=== TASK ===
Print the lines of the listing below verbatim from its first line through the line bearing "0.9352, 0.9478, 0.9604]". Any pictures are to be omitted.

=== DATA EXCERPT ===
[START]
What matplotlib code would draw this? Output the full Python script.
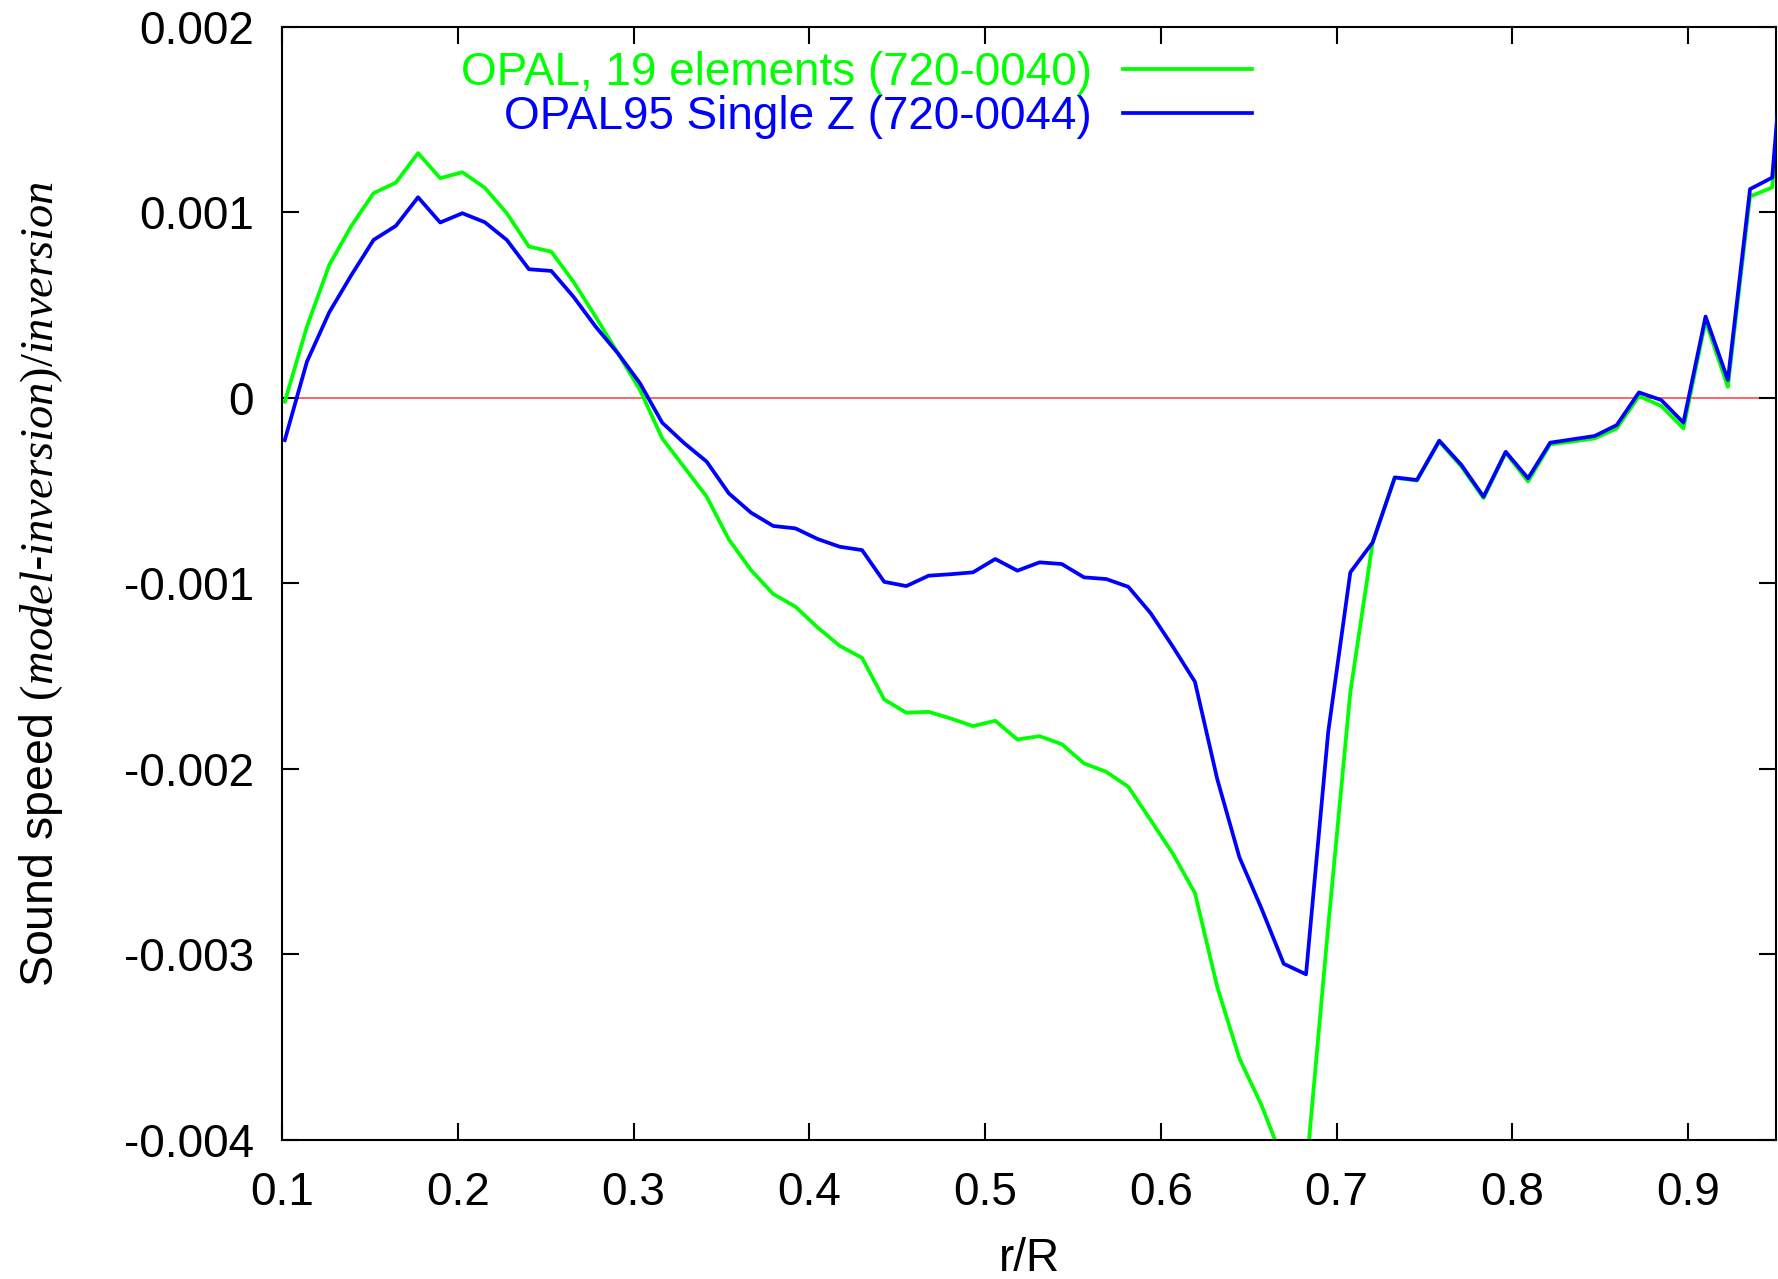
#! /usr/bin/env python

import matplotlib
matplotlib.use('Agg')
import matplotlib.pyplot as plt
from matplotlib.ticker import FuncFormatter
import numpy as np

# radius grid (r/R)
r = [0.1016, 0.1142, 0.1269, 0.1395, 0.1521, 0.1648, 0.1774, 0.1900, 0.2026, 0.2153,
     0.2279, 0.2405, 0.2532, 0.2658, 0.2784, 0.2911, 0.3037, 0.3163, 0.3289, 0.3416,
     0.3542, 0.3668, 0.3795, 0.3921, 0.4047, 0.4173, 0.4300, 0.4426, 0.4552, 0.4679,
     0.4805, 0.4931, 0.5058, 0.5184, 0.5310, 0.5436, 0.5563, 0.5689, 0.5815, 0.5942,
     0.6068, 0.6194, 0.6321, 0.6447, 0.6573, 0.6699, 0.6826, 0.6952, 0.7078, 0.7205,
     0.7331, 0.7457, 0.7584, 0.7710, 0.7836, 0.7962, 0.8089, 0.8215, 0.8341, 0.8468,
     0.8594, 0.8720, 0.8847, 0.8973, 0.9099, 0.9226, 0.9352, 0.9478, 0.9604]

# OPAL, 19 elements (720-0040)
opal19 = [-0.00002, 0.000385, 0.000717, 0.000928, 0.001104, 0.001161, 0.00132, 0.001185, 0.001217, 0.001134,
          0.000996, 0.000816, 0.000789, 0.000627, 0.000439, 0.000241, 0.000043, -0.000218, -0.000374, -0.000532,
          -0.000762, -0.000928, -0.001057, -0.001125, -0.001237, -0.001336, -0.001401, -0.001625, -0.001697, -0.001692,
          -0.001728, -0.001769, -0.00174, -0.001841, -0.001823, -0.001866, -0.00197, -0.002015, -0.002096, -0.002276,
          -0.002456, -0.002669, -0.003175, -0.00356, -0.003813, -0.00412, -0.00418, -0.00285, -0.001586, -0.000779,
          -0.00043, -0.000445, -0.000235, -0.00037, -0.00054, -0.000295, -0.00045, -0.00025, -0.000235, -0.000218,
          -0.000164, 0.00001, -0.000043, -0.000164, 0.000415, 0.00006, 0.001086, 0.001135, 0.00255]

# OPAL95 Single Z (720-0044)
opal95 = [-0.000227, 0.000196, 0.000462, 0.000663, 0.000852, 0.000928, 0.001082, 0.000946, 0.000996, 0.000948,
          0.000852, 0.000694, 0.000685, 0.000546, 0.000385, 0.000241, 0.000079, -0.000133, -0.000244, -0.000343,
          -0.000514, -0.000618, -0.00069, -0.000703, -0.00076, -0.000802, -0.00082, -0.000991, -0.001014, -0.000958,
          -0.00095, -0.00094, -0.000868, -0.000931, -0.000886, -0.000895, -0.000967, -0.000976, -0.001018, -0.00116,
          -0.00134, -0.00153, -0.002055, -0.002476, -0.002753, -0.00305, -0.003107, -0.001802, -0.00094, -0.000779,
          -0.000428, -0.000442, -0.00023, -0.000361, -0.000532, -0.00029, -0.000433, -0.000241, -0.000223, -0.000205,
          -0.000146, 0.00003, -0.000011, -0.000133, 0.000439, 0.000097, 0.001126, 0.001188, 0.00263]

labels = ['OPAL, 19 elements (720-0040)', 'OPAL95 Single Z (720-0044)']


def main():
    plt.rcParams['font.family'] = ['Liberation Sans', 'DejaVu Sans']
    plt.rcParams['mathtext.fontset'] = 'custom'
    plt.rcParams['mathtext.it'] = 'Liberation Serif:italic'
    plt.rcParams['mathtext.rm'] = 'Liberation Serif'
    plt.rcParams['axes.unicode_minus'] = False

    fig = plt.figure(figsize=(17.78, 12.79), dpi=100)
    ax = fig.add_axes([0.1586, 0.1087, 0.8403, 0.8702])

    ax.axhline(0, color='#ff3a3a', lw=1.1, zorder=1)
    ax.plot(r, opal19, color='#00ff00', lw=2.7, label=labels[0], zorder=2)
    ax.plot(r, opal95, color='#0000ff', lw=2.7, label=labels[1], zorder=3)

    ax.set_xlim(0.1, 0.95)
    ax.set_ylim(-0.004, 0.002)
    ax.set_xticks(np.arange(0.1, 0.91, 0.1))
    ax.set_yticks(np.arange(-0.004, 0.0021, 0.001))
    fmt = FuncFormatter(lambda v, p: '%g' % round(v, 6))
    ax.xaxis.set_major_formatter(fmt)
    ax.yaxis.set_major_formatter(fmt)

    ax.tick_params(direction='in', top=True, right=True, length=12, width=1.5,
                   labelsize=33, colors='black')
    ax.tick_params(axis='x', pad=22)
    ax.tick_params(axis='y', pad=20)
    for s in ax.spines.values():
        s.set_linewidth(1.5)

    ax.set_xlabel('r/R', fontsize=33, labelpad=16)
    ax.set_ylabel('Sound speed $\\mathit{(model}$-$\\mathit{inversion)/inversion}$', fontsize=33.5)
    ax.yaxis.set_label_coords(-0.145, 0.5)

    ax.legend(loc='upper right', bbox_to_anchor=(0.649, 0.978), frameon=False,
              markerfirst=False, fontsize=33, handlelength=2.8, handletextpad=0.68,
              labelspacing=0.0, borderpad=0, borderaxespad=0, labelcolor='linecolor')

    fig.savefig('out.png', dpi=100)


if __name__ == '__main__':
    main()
[END]
=== RESPONSE ===
What matplotlib code would draw this? Output the full Python script.
#! /usr/bin/env python

import matplotlib
matplotlib.use('Agg')
import matplotlib.pyplot as plt
from matplotlib.ticker import FuncFormatter
import numpy as np

# radius grid (r/R)
r = [0.1016, 0.1142, 0.1269, 0.1395, 0.1521, 0.1648, 0.1774, 0.1900, 0.2026, 0.2153,
     0.2279, 0.2405, 0.2532, 0.2658, 0.2784, 0.2911, 0.3037, 0.3163, 0.3289, 0.3416,
     0.3542, 0.3668, 0.3795, 0.3921, 0.4047, 0.4173, 0.4300, 0.4426, 0.4552, 0.4679,
     0.4805, 0.4931, 0.5058, 0.5184, 0.5310, 0.5436, 0.5563, 0.5689, 0.5815, 0.5942,
     0.6068, 0.6194, 0.6321, 0.6447, 0.6573, 0.6699, 0.6826, 0.6952, 0.7078, 0.7205,
     0.7331, 0.7457, 0.7584, 0.7710, 0.7836, 0.7962, 0.8089, 0.8215, 0.8341, 0.8468,
     0.8594, 0.8720, 0.8847, 0.8973, 0.9099, 0.9226, 0.9352, 0.9478, 0.9604]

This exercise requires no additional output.